● **TASK OBJECTIVE**: Extract only the first line of the listing and every line after it up to and including the one with "LINE_H = 44.5". Omit the pictures.
::::::::::
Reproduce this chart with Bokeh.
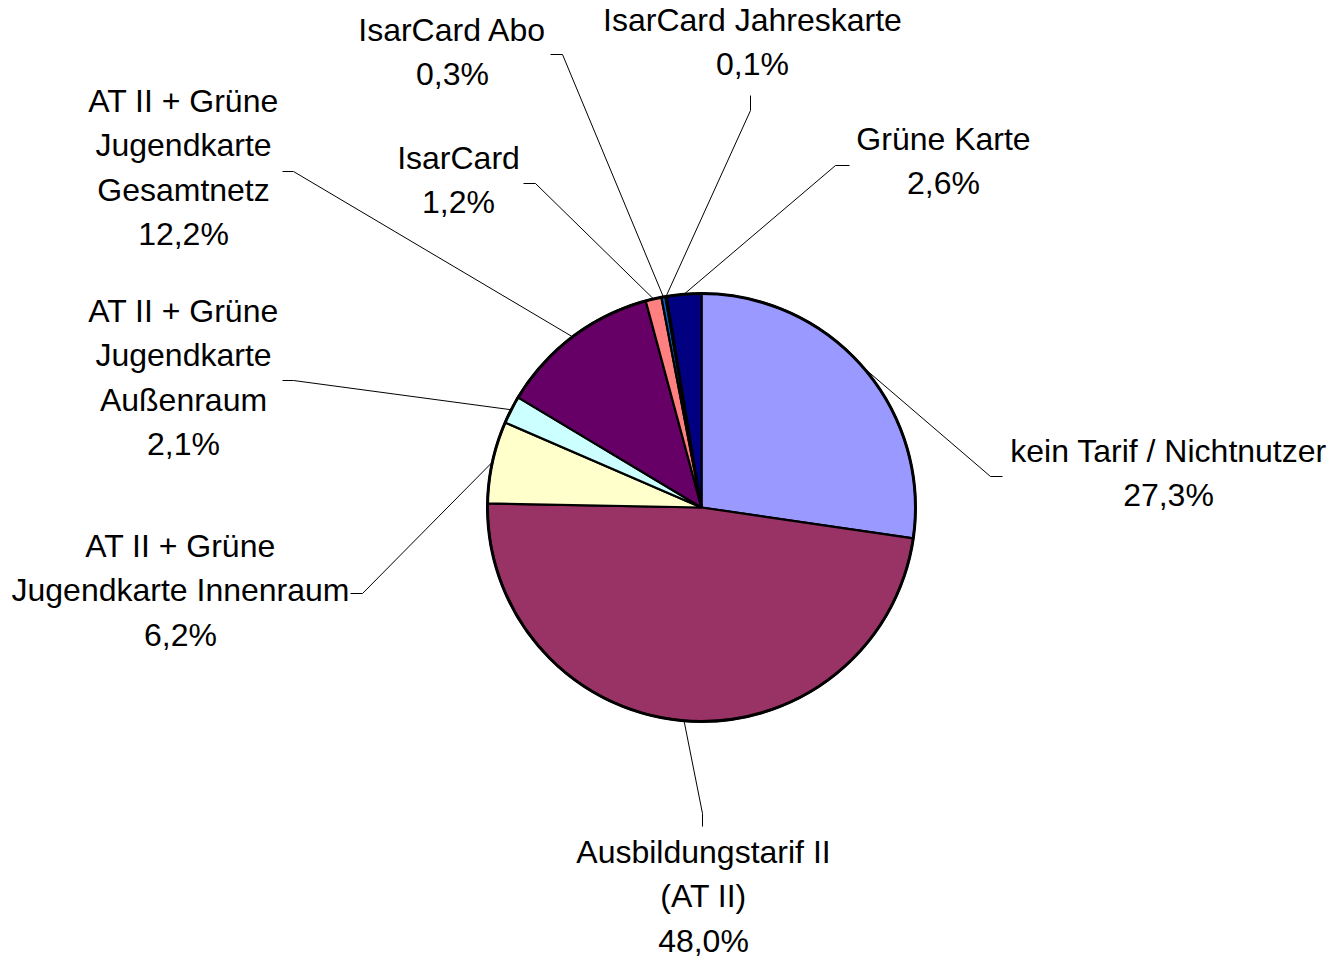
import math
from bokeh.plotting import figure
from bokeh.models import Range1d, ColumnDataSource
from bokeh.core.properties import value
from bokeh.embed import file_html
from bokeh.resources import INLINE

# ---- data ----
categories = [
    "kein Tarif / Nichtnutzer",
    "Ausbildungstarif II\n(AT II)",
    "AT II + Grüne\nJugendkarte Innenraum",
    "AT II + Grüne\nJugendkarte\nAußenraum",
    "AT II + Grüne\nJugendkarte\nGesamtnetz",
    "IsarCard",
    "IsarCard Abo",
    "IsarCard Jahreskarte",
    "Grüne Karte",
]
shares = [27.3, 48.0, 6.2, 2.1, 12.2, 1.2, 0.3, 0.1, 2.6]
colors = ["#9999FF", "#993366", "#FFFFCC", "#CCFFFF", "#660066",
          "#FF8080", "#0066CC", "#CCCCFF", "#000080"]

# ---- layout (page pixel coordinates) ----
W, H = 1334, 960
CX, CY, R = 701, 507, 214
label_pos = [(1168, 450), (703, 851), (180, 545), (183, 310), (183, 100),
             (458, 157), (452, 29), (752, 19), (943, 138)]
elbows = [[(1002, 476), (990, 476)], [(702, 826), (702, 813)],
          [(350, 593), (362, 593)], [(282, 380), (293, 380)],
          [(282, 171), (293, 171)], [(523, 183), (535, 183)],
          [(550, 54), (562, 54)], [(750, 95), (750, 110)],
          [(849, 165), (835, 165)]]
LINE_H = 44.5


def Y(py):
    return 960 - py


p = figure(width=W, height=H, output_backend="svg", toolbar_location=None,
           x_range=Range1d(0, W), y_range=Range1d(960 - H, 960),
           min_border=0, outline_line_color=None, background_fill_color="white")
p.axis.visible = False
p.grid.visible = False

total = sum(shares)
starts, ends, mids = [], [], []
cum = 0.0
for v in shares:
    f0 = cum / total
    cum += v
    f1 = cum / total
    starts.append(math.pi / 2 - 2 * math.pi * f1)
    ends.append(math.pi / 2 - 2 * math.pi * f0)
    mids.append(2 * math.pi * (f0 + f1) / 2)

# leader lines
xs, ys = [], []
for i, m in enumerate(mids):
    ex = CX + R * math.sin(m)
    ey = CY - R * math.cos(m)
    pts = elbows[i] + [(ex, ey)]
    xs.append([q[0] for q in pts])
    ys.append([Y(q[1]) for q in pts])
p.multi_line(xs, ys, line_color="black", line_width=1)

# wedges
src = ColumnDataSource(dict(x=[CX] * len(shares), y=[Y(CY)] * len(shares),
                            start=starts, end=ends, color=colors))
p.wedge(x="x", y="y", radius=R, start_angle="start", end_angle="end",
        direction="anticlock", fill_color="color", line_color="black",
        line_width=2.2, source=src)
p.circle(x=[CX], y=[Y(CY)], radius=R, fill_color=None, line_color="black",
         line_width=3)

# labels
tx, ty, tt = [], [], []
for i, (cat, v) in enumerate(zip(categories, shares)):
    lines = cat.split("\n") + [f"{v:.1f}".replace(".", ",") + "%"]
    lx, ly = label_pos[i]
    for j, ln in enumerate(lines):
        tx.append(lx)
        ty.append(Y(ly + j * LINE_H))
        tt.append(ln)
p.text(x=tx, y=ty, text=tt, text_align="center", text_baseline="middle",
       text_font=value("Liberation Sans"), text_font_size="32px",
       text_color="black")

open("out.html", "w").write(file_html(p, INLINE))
::::::::::
● **FINISHED ANSWER**:
Reproduce this chart with Bokeh.
import math
from bokeh.plotting import figure
from bokeh.models import Range1d, ColumnDataSource
from bokeh.core.properties import value
from bokeh.embed import file_html
from bokeh.resources import INLINE

# ---- data ----
categories = [
    "kein Tarif / Nichtnutzer",
    "Ausbildungstarif II\n(AT II)",
    "AT II + Grüne\nJugendkarte Innenraum",
    "AT II + Grüne\nJugendkarte\nAußenraum",
    "AT II + Grüne\nJugendkarte\nGesamtnetz",
    "IsarCard",
    "IsarCard Abo",
    "IsarCard Jahreskarte",
    "Grüne Karte",
]
shares = [27.3, 48.0, 6.2, 2.1, 12.2, 1.2, 0.3, 0.1, 2.6]
colors = ["#9999FF", "#993366", "#FFFFCC", "#CCFFFF", "#660066",
          "#FF8080", "#0066CC", "#CCCCFF", "#000080"]

# ---- layout (page pixel coordinates) ----
W, H = 1334, 960
CX, CY, R = 701, 507, 214
label_pos = [(1168, 450), (703, 851), (180, 545), (183, 310), (183, 100),
             (458, 157), (452, 29), (752, 19), (943, 138)]
elbows = [[(1002, 476), (990, 476)], [(702, 826), (702, 813)],
          [(350, 593), (362, 593)], [(282, 380), (293, 380)],
          [(282, 171), (293, 171)], [(523, 183), (535, 183)],
          [(550, 54), (562, 54)], [(750, 95), (750, 110)],
          [(849, 165), (835, 165)]]
LINE_H = 44.5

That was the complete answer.